According to the minister, efforts by the Jamaica Tourist Board, Jamaica Vacations Limited, as well as his own intervention enabled Jamaica to recover the lost seats within 48 hours of the collapse.

The minister, who travelled to Europe for Jamaica Travel Market and related promotional events, also noted that all partners responded positively to Jamaica and that the ministry is projecting an increase in flights from the region for the upcoming winter season.

“I am pleased to announce that Jamaica has completed our rescue mission in terms of the fallout from the Thomas Cook collapse. We have met today with all our key partners, our three major airlines – TUI, Virgin, and British Airways, and we have completely restored all the seats that would have been lost for the period, and we are expecting additional arrivals for the winter,” he said.

Bartlett indicated that there were no complaints of Thomas Cook customers being thrown out of hotels after the collapse, as a meeting with the UK high commissioner to Kingston helped to keep the transfer virtually seamless. He said, too, that unlike in several countries, the Jamaica Civil Aviation Authority did not have to foot the bill for the passengers who were forced to overstay.
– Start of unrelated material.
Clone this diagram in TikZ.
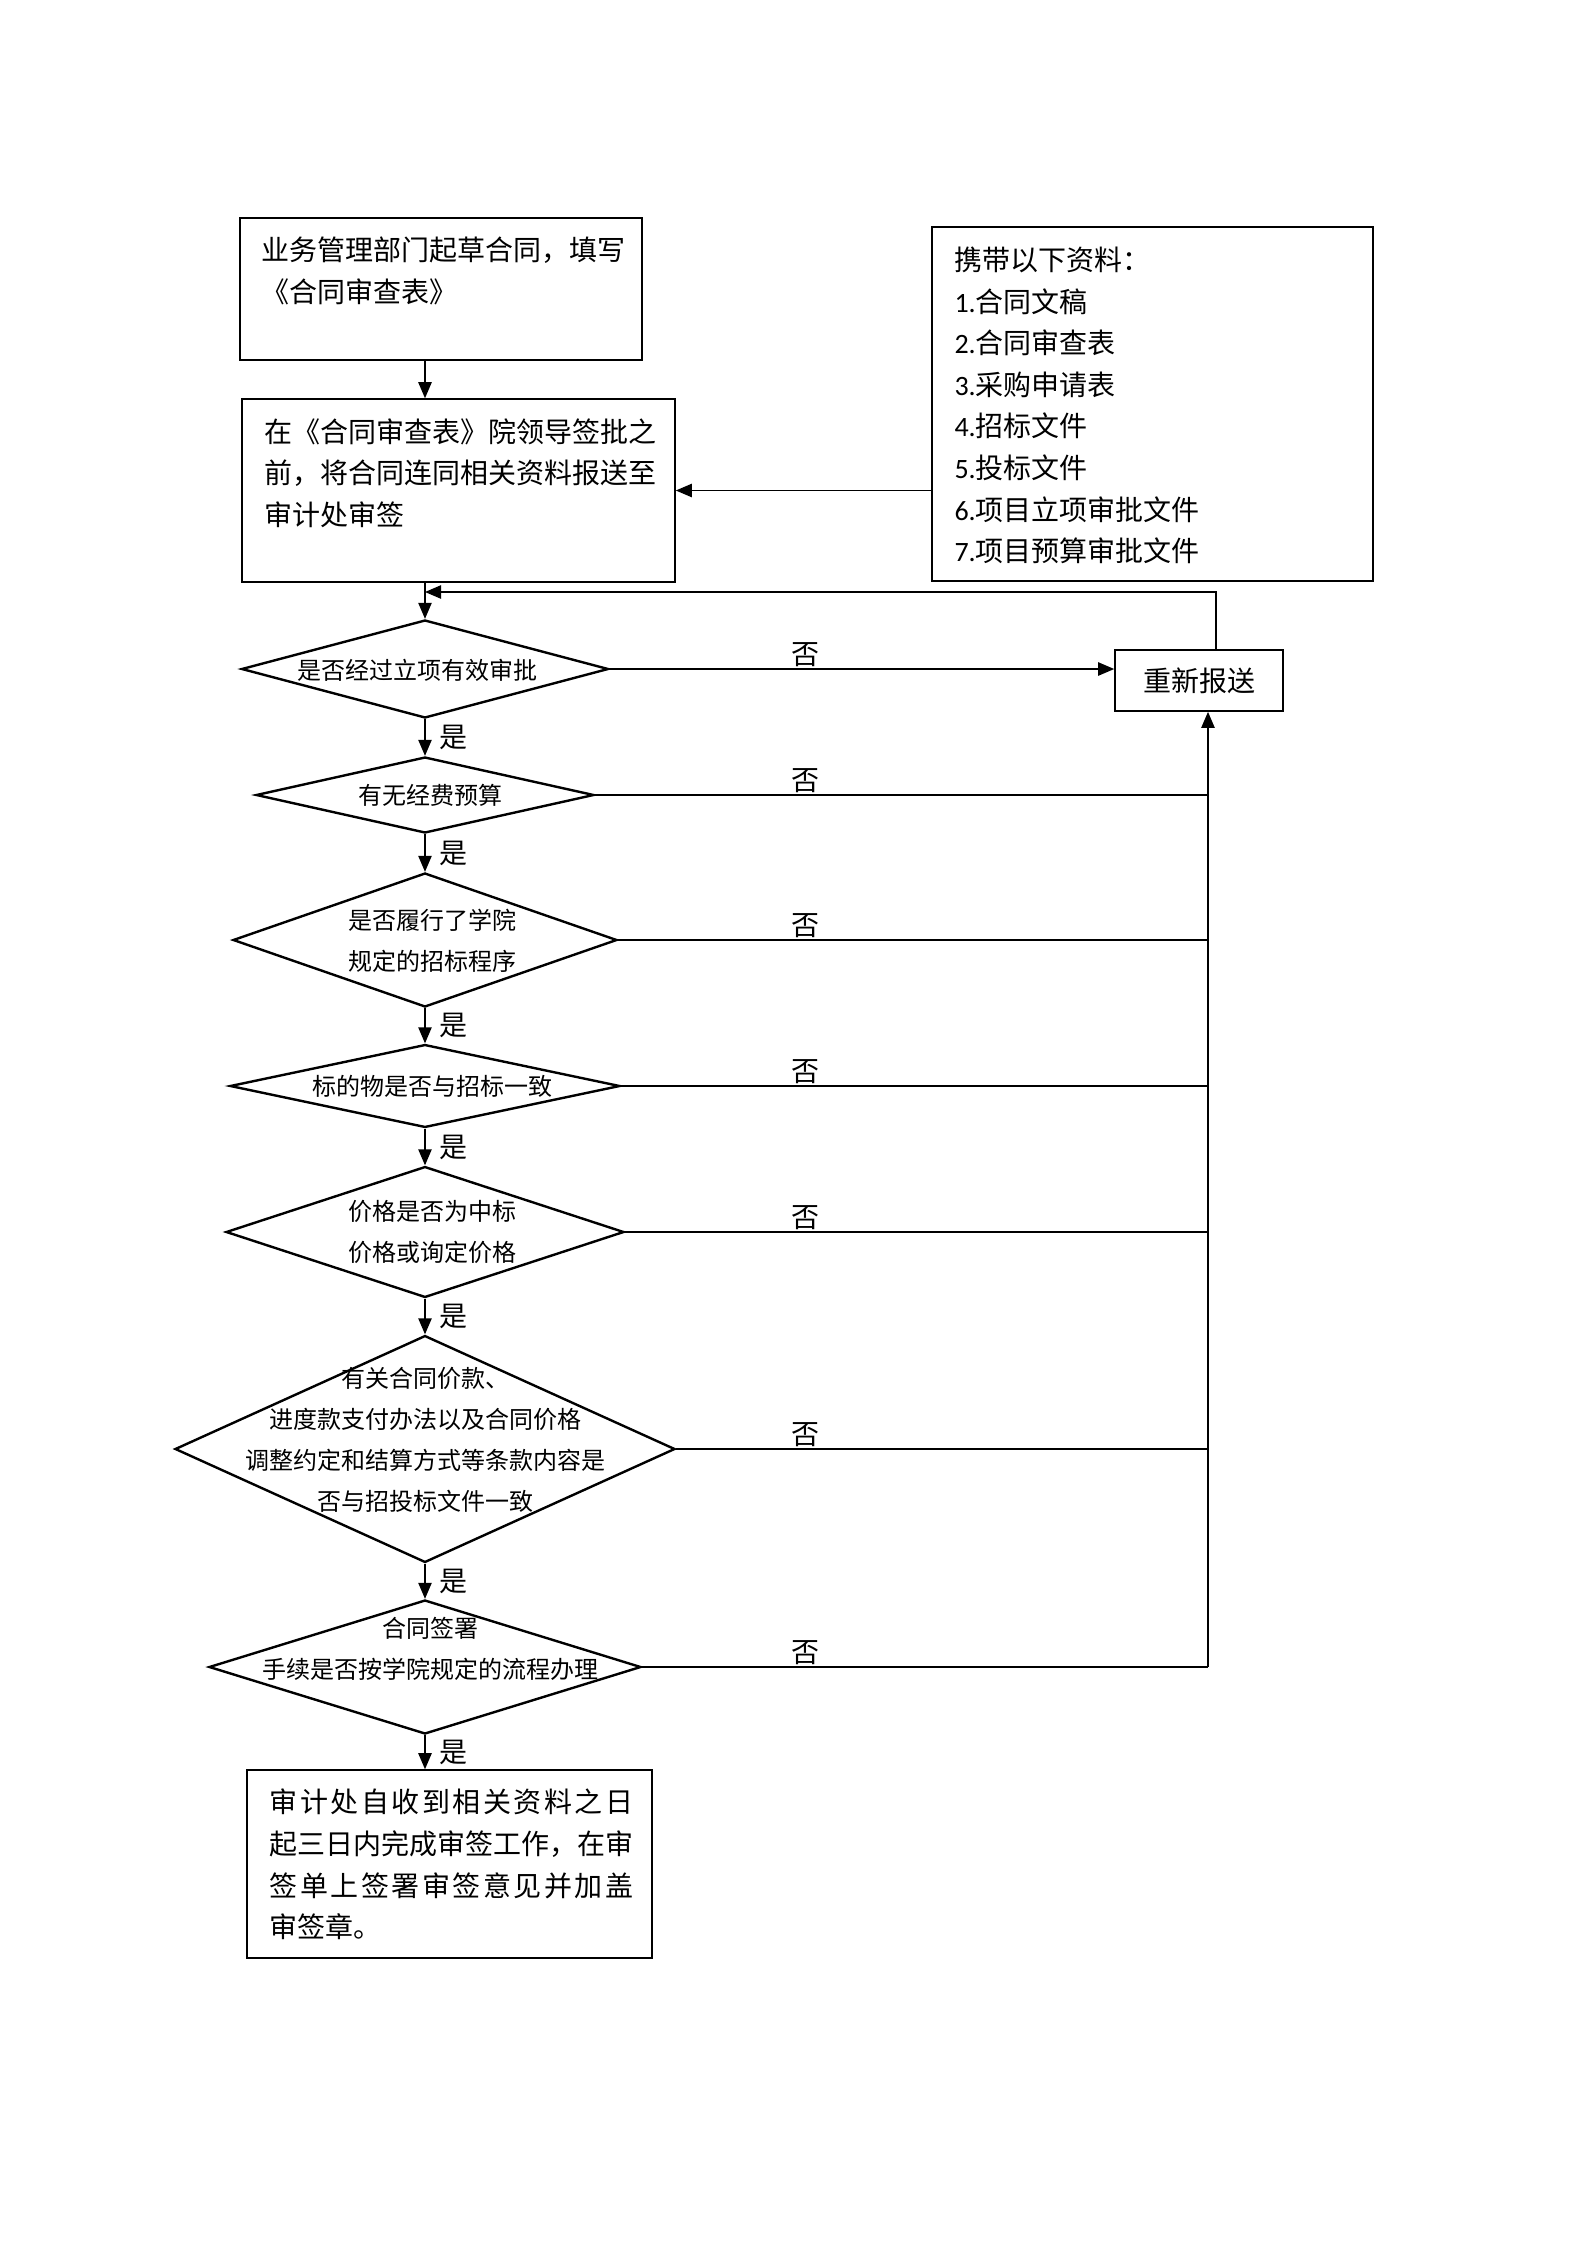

During a press briefing on Tuesday, the minister stated that Thomas Cook had been expected to fly 16 charters to Jamaica between now and March 2020. Those charters represent 7,300 visitors to Jamaica and a potential loss of US$10 million in tourism spend.

“The fallout that we expect will be minimal in terms of the six rotations that are immediate. The way we look at it is that they will be rebooking with some of the other carriers like Virgin Atlantic, British Airways, and so on. That would minimise that fallout, so instead of the 1,800, we could recoup about 900,” Bartlett said.

The minister is expected to present a full report on his engagements in London when he returns to the island today.

Thomas Cook UK announced its compulsory liquidation last week Sunday, explaining that it is now under the control of an official receiver. The business ceased trading with immediate effect and all future flights and holidays were cancelled, severely affecting several flights between Manchester, England, and Montego Bay, Jamaica.

A special operation,Operation Matterhorn, was started last week as a giant effort to repatriate 150,000 Britons to the UK after the collapse of the firm.